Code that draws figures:
....................
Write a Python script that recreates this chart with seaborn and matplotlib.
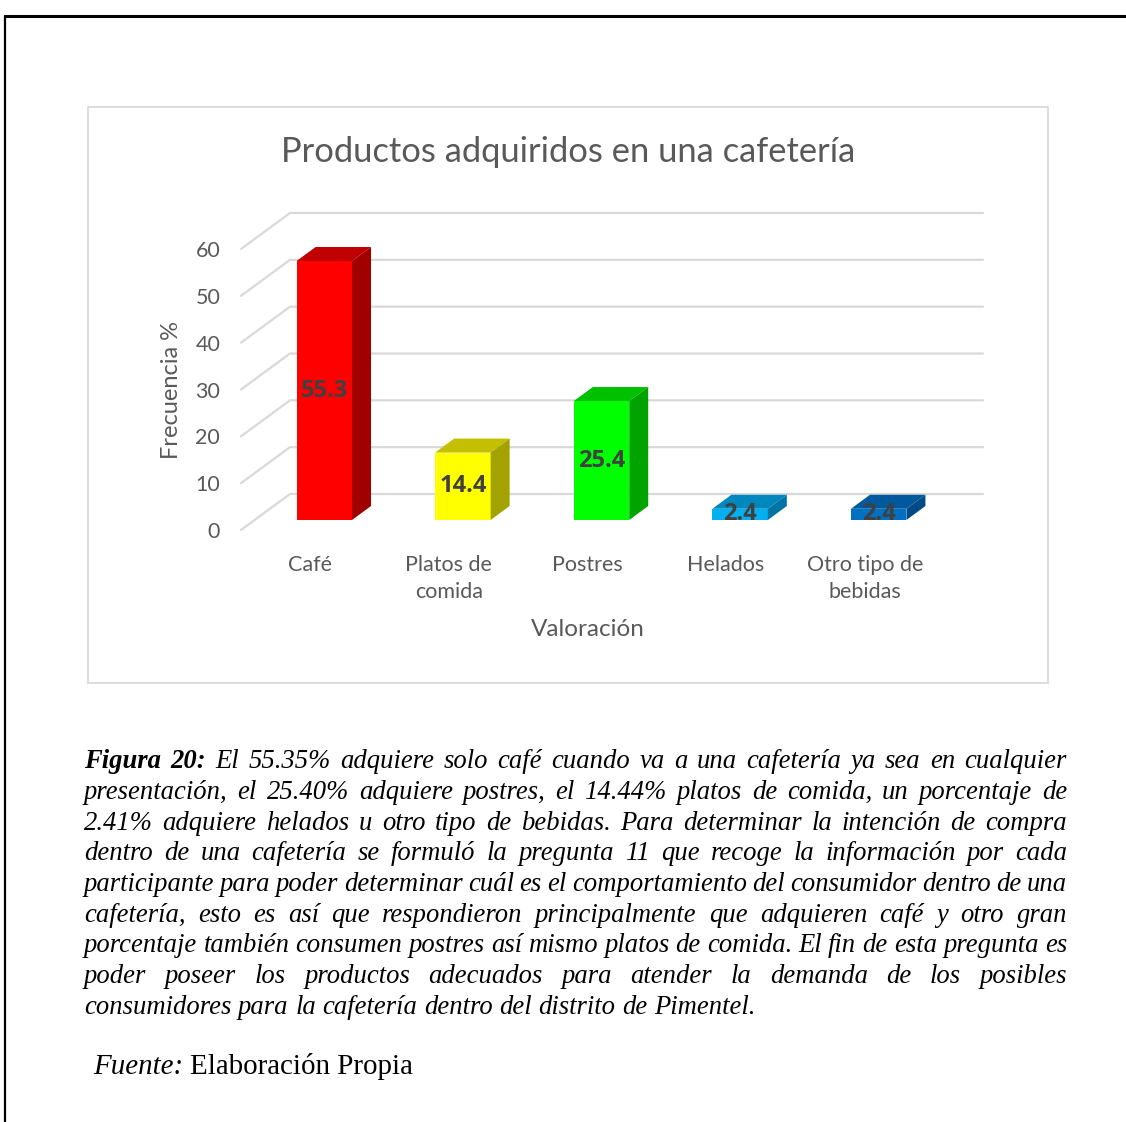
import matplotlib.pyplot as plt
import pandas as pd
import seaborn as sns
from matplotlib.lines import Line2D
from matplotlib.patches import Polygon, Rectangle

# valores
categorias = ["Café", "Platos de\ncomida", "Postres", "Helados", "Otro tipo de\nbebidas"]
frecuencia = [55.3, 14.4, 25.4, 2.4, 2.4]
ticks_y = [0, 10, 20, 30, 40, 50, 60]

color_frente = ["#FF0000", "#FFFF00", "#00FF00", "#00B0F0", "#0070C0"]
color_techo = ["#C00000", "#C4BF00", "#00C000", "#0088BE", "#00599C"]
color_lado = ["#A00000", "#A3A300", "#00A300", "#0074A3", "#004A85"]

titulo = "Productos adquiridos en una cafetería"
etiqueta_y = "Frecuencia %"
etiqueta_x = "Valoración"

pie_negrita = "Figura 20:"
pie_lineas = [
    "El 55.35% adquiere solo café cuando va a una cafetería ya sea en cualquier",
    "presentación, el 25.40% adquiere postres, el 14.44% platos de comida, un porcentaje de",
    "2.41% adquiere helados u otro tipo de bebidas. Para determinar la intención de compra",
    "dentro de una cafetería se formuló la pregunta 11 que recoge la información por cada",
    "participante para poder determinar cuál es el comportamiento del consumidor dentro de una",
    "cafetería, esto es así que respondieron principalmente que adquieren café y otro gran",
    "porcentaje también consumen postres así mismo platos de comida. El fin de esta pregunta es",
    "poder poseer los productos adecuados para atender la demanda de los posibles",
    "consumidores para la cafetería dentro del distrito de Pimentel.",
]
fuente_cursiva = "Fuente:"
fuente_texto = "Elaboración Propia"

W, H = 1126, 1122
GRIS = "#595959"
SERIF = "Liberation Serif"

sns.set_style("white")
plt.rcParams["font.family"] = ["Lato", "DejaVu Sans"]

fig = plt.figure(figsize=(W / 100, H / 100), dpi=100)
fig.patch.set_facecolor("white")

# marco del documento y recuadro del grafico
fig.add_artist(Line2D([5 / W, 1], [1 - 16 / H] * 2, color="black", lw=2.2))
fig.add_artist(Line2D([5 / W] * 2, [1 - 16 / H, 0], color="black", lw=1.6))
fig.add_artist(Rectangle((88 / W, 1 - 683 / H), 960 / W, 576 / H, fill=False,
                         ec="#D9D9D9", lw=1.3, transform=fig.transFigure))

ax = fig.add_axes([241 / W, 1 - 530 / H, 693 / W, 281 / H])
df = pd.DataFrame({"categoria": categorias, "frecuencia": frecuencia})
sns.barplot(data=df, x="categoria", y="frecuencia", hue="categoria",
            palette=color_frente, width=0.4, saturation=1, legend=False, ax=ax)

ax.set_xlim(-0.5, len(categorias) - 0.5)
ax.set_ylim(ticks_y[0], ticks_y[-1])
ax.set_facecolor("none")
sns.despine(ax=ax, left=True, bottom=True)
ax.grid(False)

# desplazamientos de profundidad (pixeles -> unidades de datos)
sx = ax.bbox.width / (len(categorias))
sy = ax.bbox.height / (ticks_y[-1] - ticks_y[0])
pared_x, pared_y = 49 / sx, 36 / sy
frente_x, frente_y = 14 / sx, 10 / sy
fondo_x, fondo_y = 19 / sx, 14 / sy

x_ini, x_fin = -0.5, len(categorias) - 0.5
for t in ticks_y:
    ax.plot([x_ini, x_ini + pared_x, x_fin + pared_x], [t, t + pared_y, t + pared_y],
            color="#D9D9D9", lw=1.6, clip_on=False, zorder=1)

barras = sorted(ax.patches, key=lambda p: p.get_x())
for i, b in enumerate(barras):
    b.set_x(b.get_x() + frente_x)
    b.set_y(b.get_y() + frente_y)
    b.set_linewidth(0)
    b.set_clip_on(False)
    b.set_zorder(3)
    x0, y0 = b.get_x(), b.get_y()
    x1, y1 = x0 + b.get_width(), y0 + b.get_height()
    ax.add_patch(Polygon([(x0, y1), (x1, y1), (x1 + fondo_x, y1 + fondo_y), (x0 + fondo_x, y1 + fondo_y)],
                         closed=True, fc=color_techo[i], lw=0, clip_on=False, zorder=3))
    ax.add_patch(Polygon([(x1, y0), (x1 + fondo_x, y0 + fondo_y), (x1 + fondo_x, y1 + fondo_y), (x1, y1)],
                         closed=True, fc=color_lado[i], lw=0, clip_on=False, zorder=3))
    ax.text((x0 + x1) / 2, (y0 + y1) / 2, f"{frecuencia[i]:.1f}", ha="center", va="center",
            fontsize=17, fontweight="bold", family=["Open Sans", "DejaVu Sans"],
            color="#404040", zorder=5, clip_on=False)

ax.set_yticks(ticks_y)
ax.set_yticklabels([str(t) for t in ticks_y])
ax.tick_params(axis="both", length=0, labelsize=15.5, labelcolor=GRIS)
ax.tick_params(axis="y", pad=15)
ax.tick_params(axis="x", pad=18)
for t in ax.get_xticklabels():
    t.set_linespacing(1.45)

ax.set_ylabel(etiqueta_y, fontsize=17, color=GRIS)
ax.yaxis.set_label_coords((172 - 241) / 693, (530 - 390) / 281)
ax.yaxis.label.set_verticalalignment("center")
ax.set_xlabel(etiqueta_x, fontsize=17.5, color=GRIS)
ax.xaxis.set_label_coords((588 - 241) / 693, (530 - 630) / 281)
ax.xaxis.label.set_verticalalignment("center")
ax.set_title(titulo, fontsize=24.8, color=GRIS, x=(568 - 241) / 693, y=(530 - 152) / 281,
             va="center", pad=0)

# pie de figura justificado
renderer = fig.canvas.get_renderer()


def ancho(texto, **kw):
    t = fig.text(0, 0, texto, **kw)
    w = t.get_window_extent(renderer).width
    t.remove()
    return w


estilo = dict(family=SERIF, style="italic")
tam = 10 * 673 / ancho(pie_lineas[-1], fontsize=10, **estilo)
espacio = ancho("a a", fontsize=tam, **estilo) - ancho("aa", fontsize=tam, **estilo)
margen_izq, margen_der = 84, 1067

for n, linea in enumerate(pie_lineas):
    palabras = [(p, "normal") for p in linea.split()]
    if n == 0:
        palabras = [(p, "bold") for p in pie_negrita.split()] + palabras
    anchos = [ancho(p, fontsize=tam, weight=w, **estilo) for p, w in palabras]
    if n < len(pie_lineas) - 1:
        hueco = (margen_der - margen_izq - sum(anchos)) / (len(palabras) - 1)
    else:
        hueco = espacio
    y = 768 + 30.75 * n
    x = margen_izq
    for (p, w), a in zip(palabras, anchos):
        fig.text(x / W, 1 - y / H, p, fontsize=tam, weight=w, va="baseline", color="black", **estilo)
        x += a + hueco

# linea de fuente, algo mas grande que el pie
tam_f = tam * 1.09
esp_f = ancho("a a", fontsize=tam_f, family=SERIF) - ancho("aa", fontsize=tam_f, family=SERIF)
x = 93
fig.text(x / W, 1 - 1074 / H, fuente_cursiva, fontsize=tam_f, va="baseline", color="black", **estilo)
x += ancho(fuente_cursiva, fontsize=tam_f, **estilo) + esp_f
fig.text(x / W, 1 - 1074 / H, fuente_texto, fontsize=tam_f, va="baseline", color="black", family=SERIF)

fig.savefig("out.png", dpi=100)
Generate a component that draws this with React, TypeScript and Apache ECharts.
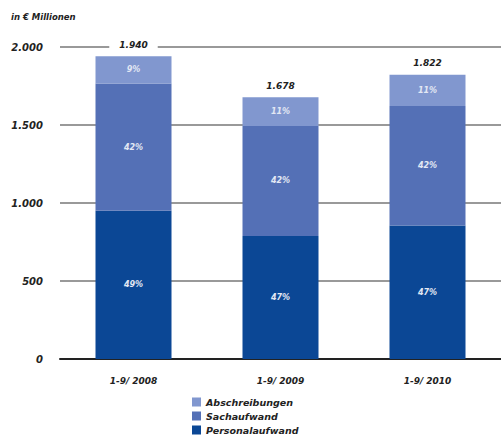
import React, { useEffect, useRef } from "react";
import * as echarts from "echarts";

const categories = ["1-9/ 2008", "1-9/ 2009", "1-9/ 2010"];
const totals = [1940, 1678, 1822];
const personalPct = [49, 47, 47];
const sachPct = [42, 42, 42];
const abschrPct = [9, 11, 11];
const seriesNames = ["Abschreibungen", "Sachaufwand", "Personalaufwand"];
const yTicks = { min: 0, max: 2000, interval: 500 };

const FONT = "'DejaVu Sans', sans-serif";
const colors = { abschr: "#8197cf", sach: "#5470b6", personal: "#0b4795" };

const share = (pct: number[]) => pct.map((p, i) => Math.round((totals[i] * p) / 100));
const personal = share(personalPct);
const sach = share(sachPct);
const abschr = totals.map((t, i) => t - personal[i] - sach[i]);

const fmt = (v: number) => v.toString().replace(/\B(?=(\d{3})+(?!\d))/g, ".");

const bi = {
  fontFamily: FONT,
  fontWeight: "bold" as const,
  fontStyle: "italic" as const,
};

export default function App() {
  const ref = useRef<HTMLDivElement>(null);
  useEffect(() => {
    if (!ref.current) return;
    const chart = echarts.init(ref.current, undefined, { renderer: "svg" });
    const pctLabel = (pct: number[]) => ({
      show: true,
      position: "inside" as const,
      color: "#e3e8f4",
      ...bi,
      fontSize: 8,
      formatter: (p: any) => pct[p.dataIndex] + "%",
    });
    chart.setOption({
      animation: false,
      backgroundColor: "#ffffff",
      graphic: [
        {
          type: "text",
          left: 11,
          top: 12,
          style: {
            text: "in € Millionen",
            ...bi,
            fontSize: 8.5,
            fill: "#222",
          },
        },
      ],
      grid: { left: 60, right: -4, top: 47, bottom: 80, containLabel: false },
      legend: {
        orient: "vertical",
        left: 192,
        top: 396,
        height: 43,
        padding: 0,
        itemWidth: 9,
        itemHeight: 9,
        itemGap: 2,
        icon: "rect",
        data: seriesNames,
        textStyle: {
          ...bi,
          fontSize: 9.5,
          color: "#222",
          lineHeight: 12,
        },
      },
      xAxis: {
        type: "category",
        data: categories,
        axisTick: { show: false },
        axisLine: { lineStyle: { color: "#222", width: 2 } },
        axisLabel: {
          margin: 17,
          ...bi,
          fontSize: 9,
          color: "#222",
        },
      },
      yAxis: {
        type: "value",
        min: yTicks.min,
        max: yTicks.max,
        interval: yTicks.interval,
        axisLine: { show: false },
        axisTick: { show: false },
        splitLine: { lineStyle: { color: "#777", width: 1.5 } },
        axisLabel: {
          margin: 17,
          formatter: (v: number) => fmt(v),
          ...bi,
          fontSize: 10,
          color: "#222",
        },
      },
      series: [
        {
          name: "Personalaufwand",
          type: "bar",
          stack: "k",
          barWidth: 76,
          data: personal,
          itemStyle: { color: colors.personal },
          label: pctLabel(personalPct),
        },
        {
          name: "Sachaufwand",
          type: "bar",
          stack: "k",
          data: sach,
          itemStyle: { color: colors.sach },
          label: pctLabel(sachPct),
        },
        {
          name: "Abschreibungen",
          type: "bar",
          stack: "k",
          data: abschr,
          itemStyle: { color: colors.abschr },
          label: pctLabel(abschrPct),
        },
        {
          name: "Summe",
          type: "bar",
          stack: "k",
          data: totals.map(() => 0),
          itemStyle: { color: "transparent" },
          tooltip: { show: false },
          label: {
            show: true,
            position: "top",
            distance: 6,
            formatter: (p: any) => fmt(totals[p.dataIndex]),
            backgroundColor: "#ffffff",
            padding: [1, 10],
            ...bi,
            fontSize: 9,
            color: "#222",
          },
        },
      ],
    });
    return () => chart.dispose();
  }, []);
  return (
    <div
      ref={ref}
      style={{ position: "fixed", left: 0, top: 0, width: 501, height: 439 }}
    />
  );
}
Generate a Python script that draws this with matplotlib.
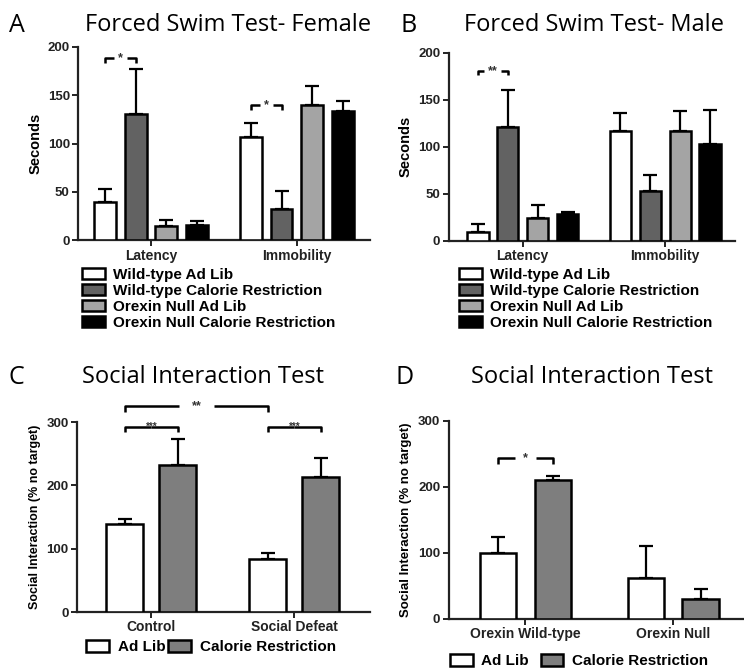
....................
■ **What you will do**
Print the entries as they stand, first line through the line holding "from matplotlib.patches import", with every picture removed.

■ **Response to the exercise**
Write a Python script that recreates this chart with seaborn and matplotlib.
import matplotlib.pyplot as plt
import pandas as pd
import seaborn as sns
from matplotlib.lines import Line2D
from matplotlib.patches import Polygon, Rectangle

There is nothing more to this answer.